Gather all lines from the material that contain the word "Python".
-- THE INPUT start --
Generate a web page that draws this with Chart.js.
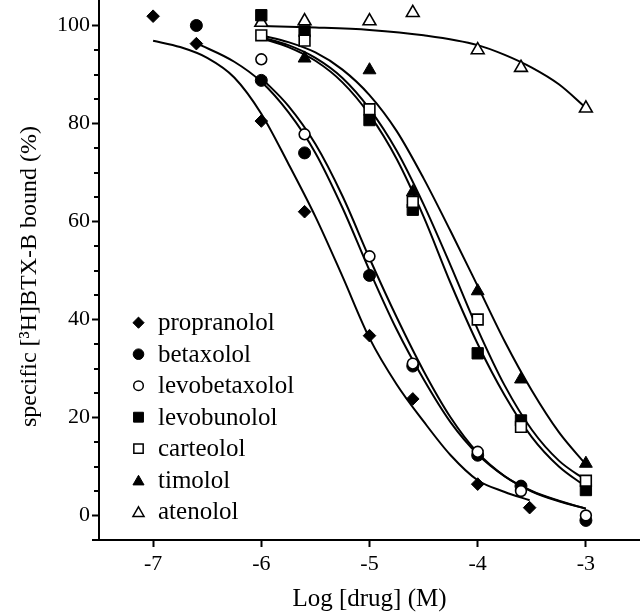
-- THE INPUT end --
-- THE INPUT start --
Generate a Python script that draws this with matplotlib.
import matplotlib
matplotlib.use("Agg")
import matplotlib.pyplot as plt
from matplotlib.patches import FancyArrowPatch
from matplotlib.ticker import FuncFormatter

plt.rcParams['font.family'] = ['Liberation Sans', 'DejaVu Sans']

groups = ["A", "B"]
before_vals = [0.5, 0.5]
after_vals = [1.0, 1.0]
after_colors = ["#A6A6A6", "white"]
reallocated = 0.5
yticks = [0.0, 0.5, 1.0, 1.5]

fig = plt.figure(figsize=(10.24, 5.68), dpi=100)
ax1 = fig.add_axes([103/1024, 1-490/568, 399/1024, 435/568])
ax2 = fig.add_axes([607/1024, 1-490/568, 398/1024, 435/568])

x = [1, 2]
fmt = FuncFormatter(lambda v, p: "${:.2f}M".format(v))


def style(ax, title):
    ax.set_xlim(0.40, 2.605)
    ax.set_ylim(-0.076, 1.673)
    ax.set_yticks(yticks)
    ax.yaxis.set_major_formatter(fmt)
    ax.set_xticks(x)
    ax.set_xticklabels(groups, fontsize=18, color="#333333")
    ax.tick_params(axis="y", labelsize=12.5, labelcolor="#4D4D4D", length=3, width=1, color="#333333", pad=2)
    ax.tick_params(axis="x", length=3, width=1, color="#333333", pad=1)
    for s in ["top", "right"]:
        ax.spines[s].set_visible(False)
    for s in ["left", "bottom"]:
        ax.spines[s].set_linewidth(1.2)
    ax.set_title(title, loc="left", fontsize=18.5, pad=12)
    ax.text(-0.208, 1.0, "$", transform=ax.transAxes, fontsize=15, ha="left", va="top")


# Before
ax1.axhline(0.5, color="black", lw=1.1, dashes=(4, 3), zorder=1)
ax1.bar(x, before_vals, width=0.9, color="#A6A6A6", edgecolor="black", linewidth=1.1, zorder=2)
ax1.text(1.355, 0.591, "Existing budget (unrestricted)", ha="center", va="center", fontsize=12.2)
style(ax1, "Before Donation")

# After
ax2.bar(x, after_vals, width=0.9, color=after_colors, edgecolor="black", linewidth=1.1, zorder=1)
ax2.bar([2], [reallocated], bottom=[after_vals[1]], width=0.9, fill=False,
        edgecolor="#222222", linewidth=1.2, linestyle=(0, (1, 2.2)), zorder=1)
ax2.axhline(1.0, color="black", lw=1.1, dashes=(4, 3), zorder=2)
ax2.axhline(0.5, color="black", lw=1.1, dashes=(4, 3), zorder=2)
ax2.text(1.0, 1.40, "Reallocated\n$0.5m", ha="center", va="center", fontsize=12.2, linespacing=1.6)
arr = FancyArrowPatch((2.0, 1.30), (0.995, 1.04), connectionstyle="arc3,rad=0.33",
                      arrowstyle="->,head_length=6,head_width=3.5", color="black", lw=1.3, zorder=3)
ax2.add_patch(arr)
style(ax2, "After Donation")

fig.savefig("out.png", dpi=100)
-- THE INPUT end --
-- THE INPUT start --
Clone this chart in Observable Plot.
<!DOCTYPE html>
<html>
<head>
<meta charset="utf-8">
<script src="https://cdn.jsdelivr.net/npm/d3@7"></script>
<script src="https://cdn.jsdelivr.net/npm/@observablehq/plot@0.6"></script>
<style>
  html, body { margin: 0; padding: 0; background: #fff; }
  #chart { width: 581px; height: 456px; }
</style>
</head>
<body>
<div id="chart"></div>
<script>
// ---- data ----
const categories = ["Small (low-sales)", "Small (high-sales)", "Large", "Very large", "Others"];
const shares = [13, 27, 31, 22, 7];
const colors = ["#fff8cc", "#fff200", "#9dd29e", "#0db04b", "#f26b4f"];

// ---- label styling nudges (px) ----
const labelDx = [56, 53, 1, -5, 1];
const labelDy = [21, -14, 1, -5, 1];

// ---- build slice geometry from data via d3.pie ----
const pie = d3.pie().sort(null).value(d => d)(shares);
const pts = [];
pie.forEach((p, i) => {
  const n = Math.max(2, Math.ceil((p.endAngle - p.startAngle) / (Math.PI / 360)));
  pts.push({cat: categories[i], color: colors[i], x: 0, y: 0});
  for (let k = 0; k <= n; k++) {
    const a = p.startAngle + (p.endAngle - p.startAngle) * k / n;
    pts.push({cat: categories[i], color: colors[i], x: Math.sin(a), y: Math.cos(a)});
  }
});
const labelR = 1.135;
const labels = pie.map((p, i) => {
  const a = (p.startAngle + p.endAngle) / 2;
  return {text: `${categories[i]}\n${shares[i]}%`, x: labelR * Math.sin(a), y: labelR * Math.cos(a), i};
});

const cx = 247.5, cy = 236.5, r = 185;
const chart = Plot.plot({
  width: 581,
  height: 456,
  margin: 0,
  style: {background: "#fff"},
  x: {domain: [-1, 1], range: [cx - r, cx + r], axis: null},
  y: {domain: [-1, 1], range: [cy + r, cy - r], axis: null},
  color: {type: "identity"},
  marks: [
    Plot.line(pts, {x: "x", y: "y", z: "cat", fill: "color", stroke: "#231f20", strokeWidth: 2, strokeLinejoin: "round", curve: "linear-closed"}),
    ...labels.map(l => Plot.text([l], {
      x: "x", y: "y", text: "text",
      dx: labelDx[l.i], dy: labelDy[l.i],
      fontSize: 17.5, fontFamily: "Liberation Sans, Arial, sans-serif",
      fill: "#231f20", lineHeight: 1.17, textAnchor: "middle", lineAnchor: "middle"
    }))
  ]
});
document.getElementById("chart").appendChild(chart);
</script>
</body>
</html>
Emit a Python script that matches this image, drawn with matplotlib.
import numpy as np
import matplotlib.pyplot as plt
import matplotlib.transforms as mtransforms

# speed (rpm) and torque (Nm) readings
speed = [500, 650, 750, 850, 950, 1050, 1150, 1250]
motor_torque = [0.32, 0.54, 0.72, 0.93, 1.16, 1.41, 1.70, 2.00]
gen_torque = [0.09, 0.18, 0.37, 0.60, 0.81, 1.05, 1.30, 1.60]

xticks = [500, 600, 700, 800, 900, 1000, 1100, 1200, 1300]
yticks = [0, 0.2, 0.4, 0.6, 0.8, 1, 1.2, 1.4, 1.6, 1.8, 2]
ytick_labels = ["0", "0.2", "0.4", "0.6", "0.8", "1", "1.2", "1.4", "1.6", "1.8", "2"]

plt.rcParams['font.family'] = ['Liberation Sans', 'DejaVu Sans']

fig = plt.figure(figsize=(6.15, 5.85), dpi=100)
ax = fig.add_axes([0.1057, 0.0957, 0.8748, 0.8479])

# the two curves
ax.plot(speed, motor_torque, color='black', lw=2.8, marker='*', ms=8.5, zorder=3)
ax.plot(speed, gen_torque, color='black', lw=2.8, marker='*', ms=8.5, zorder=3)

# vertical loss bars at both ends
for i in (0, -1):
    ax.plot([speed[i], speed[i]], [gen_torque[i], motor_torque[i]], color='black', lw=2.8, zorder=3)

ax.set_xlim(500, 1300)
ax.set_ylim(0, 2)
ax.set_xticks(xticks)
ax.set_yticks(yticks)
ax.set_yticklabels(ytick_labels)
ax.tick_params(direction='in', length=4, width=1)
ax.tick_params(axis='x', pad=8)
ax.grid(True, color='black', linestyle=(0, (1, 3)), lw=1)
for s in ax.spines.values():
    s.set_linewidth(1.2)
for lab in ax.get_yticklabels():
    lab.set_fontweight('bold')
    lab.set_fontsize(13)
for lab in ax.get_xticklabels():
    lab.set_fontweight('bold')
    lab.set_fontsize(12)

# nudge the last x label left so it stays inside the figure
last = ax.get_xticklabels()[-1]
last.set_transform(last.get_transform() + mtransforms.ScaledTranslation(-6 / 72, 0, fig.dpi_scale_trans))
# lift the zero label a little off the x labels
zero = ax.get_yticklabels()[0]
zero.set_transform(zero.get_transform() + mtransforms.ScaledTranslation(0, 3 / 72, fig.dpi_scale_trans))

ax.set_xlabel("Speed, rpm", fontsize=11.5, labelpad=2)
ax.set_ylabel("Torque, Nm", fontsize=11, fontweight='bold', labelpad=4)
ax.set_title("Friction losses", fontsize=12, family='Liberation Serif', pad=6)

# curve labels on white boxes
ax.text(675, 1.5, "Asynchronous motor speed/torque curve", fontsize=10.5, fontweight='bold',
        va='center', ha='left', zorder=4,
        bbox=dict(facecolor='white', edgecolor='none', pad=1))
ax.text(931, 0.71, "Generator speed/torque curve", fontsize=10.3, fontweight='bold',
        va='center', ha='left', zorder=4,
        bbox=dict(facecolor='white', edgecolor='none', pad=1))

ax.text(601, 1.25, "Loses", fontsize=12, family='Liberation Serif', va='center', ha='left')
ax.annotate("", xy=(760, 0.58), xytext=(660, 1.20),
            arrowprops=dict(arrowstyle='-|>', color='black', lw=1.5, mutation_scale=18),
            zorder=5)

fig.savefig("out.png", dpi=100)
-- THE INPUT end --
IN RESPONSE:
Generate a Python script that draws this with matplotlib.
Emit a Python script that matches this image, drawn with matplotlib.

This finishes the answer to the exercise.